▶ EXERCISE AIM
Extract each line from the entries below that has the string "chart" in it.

▶ DATASET
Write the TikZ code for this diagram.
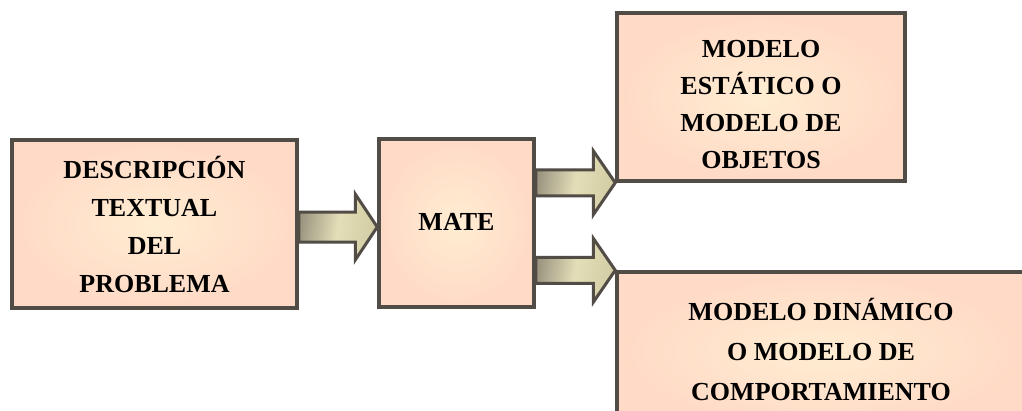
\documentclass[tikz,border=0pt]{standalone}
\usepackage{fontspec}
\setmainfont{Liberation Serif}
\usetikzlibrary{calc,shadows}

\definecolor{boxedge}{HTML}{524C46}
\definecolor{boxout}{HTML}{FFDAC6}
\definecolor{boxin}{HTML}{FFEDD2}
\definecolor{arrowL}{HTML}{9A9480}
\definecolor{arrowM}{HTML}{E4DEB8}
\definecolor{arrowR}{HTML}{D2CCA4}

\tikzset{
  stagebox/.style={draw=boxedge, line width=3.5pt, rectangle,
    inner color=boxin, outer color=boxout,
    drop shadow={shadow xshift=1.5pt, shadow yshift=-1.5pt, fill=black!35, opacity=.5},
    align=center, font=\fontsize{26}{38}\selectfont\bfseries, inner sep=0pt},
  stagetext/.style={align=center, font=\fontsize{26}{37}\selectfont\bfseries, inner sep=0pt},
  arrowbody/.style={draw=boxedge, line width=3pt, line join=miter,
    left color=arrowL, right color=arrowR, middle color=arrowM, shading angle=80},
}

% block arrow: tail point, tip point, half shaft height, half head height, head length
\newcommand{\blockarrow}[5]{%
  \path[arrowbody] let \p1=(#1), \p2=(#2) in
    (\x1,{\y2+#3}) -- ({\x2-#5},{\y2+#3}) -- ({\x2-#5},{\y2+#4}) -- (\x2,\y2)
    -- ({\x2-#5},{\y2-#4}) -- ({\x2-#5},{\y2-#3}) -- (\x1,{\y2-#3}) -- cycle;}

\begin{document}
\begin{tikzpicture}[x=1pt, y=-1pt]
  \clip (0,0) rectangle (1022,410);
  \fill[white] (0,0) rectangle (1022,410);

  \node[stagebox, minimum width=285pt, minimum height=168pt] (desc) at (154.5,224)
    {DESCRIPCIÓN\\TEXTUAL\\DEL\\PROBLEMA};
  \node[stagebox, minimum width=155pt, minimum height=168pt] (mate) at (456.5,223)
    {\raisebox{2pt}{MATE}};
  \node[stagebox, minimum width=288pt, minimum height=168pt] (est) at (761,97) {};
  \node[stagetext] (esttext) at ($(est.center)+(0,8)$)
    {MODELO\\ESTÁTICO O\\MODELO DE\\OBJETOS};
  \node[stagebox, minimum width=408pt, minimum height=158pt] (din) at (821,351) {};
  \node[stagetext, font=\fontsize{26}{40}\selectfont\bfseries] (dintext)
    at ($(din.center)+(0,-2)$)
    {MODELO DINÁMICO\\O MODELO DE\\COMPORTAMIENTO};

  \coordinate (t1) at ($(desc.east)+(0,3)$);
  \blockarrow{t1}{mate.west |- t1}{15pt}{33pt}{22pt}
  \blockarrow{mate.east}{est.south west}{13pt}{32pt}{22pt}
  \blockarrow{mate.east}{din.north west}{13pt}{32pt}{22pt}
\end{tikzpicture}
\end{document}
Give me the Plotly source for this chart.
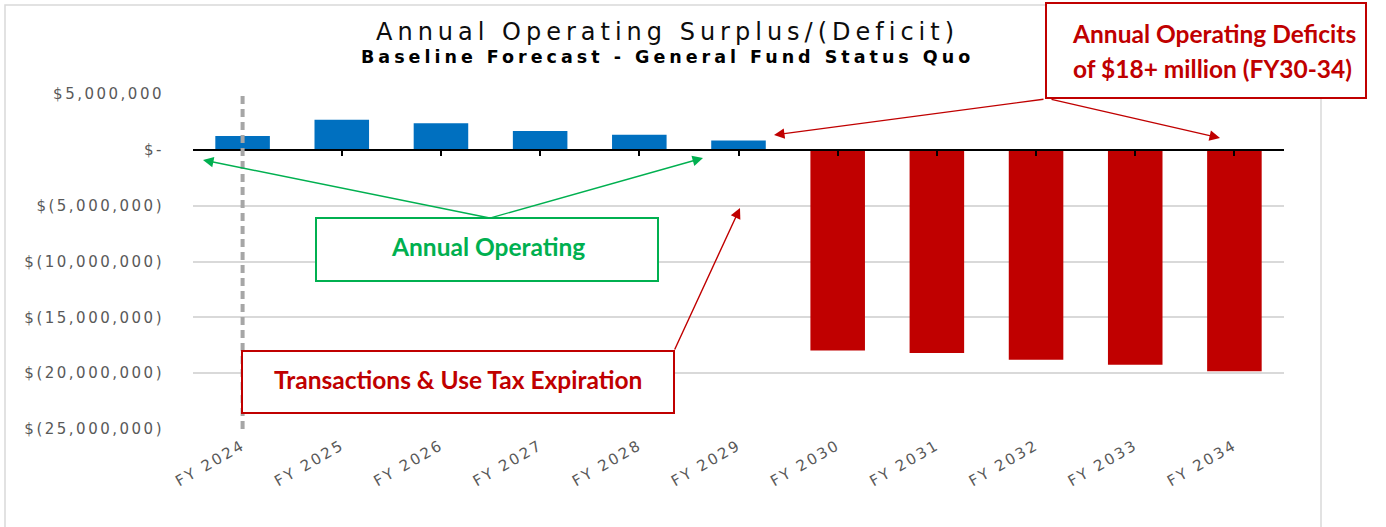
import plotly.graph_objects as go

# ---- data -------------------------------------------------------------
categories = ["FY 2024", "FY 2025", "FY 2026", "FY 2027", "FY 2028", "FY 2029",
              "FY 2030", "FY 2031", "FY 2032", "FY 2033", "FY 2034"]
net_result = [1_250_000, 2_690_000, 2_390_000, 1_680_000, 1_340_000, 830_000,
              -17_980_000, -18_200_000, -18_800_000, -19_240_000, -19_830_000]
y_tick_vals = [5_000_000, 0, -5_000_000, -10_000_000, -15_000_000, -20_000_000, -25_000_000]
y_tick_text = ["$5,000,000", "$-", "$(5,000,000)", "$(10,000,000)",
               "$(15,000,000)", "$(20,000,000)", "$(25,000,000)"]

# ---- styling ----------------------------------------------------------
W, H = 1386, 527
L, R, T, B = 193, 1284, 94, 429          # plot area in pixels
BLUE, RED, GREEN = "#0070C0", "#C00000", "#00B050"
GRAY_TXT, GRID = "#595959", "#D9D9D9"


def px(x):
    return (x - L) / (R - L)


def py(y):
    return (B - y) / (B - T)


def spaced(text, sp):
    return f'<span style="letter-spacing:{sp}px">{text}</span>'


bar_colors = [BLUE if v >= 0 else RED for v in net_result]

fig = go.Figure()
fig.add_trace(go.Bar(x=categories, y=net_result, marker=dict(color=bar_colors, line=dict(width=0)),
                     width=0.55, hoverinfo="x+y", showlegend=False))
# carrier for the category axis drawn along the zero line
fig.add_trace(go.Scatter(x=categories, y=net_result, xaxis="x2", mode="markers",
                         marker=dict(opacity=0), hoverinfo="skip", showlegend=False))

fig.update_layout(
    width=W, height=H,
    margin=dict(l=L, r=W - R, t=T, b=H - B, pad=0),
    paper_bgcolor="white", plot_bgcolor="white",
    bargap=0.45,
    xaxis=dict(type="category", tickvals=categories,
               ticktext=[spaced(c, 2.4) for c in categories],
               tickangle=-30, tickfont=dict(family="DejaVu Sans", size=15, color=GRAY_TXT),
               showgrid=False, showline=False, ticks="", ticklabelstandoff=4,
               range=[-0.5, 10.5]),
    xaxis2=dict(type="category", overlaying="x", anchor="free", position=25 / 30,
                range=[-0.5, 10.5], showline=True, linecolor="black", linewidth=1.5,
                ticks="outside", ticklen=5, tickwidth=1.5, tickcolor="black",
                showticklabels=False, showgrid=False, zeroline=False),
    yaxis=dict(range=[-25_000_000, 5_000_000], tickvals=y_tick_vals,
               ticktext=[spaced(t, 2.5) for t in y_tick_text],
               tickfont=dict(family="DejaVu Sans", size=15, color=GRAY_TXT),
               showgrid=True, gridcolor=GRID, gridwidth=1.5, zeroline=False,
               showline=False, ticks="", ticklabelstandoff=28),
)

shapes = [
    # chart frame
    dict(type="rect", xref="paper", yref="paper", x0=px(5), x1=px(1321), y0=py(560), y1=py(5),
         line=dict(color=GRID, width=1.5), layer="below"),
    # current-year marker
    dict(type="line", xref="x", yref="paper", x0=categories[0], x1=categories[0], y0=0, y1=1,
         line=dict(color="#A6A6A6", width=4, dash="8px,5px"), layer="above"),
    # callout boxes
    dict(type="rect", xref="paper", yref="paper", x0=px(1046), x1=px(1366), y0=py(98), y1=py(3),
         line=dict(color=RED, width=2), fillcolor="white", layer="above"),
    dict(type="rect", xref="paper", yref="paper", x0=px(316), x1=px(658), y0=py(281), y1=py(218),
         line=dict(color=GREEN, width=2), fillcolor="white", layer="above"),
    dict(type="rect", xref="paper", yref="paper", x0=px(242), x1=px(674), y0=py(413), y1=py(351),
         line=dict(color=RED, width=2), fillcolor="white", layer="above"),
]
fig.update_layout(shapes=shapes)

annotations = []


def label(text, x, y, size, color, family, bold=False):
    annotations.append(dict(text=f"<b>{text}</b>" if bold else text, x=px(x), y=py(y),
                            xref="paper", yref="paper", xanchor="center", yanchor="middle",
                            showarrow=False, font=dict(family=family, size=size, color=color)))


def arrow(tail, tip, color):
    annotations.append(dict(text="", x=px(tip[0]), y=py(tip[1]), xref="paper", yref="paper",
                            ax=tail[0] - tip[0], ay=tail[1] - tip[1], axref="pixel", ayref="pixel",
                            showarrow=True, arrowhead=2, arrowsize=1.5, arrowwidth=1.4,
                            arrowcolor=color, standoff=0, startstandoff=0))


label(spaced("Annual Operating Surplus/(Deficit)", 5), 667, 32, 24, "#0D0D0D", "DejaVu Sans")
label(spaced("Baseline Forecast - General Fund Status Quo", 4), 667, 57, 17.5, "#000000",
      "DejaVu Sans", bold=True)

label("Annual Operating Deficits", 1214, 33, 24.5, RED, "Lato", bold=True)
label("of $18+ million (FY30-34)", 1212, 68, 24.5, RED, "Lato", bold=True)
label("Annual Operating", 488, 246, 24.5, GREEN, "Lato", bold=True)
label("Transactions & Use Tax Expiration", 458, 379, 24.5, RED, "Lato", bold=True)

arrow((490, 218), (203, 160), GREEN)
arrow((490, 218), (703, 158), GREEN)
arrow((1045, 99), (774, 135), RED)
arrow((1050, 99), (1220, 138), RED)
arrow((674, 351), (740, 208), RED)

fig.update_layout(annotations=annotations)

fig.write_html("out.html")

▶ PROBLEM SOLUTION
Give me the Plotly source for this chart.
    # chart frame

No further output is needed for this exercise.